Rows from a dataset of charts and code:

········

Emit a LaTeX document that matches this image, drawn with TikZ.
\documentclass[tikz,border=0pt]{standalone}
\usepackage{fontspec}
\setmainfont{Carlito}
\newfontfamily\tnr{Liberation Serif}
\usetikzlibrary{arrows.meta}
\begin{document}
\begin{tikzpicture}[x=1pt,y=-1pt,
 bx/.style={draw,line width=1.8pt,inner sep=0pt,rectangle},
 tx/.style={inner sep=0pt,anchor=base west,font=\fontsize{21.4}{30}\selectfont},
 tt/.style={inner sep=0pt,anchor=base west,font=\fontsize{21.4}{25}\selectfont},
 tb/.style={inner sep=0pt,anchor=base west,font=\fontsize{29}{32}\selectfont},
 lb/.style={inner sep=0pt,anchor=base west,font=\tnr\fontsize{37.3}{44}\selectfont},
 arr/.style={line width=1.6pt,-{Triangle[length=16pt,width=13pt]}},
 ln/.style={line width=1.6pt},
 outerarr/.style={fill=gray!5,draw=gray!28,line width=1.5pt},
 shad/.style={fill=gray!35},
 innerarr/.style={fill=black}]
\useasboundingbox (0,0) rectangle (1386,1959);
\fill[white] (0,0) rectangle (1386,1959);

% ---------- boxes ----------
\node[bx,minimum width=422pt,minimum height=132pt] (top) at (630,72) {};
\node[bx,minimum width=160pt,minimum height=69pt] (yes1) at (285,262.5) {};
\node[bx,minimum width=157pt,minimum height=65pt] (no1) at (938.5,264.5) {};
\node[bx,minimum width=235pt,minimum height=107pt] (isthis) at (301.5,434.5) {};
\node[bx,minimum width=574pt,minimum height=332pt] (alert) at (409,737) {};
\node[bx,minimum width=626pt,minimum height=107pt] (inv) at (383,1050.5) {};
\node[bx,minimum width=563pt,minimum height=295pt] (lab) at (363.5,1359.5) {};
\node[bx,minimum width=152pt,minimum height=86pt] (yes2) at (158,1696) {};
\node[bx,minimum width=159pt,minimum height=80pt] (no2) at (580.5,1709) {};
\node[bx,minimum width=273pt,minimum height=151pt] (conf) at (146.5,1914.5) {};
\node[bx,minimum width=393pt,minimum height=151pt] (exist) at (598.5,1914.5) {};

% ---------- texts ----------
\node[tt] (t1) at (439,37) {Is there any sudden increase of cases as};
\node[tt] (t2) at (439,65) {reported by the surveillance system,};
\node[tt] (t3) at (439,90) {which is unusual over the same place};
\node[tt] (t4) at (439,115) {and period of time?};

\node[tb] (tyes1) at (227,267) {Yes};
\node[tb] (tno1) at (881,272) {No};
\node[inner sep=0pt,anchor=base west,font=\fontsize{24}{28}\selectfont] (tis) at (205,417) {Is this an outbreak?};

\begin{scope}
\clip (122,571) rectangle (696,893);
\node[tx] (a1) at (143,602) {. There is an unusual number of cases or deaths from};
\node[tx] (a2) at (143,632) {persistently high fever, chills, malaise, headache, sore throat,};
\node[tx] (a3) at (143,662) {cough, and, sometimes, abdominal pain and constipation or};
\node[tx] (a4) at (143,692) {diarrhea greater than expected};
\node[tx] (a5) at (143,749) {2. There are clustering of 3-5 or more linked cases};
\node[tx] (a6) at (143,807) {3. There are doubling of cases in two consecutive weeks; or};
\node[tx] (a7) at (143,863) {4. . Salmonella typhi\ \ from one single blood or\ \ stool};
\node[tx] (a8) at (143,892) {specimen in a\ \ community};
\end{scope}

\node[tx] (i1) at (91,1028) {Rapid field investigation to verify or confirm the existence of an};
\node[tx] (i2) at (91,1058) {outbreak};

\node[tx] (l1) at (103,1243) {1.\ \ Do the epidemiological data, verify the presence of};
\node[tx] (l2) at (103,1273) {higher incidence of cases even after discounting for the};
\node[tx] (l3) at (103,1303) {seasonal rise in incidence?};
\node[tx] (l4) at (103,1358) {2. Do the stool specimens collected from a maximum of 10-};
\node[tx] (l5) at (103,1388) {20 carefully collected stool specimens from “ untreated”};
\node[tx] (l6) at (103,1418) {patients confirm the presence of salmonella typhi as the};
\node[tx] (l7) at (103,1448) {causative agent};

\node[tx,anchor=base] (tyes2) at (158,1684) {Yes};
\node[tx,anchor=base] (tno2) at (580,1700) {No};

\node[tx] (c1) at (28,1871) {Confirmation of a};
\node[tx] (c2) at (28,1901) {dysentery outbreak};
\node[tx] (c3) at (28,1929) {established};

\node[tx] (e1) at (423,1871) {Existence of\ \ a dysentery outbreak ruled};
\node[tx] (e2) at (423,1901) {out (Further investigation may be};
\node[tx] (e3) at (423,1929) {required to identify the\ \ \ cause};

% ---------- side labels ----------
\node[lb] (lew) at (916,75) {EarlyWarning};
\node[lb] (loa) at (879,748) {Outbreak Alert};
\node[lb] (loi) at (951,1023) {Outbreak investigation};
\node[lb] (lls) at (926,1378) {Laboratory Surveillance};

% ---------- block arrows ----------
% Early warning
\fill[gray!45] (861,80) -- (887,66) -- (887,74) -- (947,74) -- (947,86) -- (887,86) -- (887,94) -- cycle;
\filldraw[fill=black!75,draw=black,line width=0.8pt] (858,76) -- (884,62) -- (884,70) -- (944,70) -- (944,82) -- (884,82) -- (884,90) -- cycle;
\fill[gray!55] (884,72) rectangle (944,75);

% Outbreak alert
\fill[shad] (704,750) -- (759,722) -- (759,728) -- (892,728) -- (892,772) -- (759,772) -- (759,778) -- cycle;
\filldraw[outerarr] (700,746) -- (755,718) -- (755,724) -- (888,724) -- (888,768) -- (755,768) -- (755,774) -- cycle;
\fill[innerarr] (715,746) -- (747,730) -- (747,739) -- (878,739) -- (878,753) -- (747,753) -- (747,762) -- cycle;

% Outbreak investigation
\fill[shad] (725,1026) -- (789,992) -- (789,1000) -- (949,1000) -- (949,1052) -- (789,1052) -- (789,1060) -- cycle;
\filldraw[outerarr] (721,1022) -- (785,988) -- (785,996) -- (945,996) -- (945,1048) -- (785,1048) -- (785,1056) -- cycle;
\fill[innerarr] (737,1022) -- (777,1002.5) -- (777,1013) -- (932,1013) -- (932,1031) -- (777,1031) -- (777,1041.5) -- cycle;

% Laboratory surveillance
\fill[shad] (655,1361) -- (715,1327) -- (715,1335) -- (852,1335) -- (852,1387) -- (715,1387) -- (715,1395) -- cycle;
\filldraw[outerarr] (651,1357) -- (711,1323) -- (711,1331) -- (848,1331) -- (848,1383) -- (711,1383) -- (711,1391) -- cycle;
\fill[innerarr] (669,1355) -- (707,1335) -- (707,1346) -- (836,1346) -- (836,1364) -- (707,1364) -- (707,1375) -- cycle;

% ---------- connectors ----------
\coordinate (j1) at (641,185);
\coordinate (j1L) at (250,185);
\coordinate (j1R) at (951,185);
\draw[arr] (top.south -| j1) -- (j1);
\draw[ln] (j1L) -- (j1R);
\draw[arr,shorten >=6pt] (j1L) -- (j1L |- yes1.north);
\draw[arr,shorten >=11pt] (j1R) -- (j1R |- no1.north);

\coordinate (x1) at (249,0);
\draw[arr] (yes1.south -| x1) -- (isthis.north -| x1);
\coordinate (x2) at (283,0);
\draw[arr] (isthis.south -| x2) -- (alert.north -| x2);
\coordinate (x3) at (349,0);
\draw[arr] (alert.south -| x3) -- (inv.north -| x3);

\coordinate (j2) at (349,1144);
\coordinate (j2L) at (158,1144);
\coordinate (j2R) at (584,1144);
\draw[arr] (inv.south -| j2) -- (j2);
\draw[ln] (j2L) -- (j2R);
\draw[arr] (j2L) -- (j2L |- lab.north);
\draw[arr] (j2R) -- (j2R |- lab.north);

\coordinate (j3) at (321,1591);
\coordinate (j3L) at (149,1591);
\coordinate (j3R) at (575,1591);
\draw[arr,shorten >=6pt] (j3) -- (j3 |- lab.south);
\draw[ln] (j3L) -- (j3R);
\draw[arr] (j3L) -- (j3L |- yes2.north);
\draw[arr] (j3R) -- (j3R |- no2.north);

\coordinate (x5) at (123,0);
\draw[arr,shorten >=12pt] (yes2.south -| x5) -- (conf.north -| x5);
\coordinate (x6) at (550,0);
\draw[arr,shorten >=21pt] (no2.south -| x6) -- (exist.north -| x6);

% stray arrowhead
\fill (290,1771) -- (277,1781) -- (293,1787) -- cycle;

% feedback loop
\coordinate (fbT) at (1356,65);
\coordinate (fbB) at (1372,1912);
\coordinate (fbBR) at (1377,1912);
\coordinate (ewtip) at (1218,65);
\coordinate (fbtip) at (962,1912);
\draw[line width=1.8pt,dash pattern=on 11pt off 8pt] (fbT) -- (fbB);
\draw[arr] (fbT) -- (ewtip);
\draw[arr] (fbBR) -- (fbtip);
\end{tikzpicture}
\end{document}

········

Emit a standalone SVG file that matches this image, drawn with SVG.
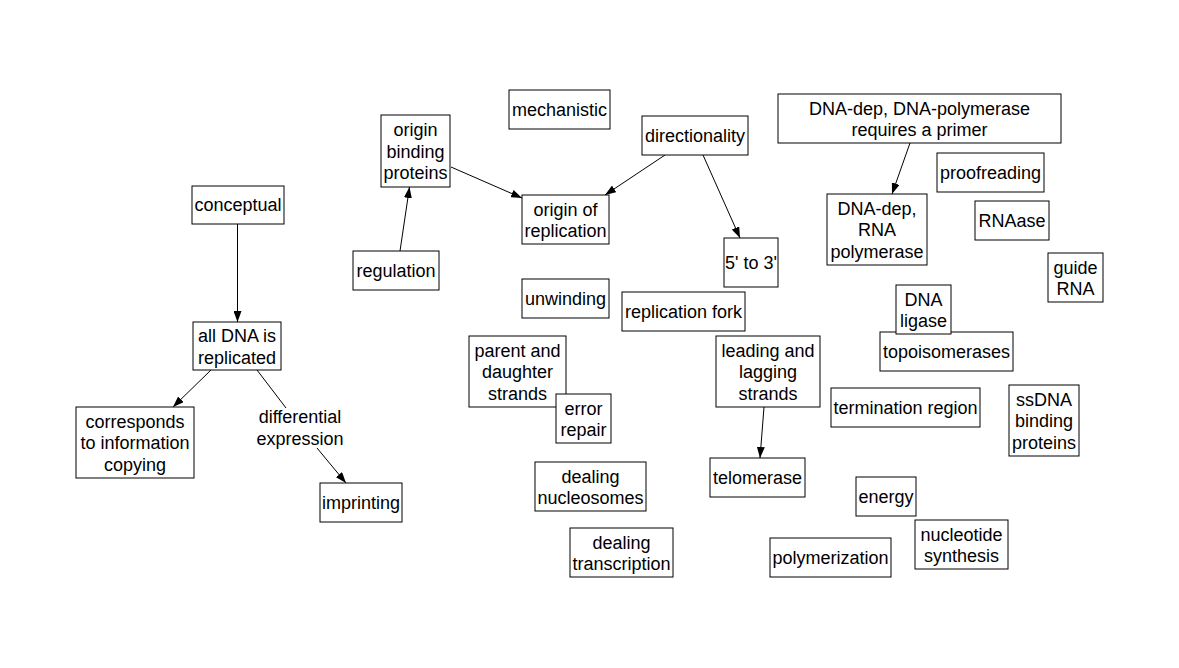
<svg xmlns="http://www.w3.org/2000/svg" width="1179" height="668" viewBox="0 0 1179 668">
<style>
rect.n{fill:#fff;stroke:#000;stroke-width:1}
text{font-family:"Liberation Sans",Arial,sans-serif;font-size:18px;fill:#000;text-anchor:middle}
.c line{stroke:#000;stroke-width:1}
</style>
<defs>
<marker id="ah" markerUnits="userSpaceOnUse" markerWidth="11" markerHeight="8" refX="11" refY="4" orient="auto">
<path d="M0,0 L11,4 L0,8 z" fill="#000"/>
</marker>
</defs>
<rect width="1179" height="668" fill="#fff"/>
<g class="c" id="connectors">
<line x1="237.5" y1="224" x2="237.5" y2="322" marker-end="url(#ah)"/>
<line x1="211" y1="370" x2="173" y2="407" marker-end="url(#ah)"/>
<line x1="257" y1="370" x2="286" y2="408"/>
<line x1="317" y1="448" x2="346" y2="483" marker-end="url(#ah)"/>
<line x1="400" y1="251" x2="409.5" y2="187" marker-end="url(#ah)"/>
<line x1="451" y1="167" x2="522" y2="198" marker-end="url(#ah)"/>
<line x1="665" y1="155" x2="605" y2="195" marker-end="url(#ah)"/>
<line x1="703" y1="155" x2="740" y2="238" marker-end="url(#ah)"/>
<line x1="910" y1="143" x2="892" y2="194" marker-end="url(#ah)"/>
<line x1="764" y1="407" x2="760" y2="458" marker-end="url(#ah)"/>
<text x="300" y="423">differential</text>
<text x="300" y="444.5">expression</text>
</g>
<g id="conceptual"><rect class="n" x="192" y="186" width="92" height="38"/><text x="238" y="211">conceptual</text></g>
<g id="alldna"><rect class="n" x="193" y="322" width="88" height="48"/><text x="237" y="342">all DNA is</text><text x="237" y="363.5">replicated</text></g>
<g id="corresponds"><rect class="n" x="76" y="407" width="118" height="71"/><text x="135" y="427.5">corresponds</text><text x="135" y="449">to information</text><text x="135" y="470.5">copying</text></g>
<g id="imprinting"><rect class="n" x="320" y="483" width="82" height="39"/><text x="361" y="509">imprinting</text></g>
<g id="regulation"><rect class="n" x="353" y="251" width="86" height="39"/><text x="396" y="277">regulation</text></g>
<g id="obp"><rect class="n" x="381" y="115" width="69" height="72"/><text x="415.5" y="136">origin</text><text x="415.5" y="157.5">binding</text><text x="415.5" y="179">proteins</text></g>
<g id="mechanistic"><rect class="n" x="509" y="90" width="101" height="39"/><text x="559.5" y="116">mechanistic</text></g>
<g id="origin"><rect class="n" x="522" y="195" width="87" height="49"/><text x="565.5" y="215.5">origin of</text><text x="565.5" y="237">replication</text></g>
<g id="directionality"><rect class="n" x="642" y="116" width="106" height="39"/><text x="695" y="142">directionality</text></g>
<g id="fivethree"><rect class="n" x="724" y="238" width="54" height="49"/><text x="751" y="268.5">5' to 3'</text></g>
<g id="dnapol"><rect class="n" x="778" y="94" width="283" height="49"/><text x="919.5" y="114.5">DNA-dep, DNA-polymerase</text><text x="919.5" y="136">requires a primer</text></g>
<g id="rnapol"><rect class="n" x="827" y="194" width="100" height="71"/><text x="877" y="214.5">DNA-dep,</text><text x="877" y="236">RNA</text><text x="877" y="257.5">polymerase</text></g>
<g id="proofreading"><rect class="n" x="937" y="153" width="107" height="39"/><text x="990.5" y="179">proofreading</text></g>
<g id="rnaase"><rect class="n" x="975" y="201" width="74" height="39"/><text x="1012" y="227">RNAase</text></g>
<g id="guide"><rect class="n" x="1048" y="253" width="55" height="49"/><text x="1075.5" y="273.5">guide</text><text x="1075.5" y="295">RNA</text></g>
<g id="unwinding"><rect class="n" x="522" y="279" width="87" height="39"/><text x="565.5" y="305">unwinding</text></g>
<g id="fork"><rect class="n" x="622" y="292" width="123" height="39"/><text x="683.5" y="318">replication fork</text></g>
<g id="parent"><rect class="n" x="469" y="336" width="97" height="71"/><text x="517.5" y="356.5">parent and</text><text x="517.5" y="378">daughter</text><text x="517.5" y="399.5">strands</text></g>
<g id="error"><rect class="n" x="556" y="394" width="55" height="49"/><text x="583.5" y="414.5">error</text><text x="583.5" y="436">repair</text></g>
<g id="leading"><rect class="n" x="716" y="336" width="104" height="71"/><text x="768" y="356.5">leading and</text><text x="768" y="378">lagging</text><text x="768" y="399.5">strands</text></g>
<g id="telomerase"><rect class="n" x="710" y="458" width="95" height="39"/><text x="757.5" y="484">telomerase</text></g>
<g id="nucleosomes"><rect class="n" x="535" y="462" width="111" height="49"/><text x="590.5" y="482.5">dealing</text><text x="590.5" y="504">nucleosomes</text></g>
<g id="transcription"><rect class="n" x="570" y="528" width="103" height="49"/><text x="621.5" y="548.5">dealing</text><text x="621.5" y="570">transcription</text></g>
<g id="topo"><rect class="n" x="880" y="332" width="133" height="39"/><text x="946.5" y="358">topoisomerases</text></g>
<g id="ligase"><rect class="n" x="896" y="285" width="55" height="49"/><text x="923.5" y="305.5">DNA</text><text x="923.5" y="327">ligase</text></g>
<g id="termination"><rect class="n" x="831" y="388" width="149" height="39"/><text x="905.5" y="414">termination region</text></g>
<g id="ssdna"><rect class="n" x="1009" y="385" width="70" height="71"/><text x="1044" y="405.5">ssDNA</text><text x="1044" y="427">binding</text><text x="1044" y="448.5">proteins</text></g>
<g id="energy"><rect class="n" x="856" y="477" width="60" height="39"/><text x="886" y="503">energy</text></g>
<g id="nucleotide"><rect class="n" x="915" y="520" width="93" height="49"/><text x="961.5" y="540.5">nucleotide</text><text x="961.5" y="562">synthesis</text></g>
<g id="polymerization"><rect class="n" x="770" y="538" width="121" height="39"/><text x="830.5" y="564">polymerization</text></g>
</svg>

········

• **What to do**
In the entries above, find every line holding the word "image" and copy it out.

• **The completed task**
Emit a LaTeX document that matches this image, drawn with TikZ.
Emit a standalone SVG file that matches this image, drawn with SVG.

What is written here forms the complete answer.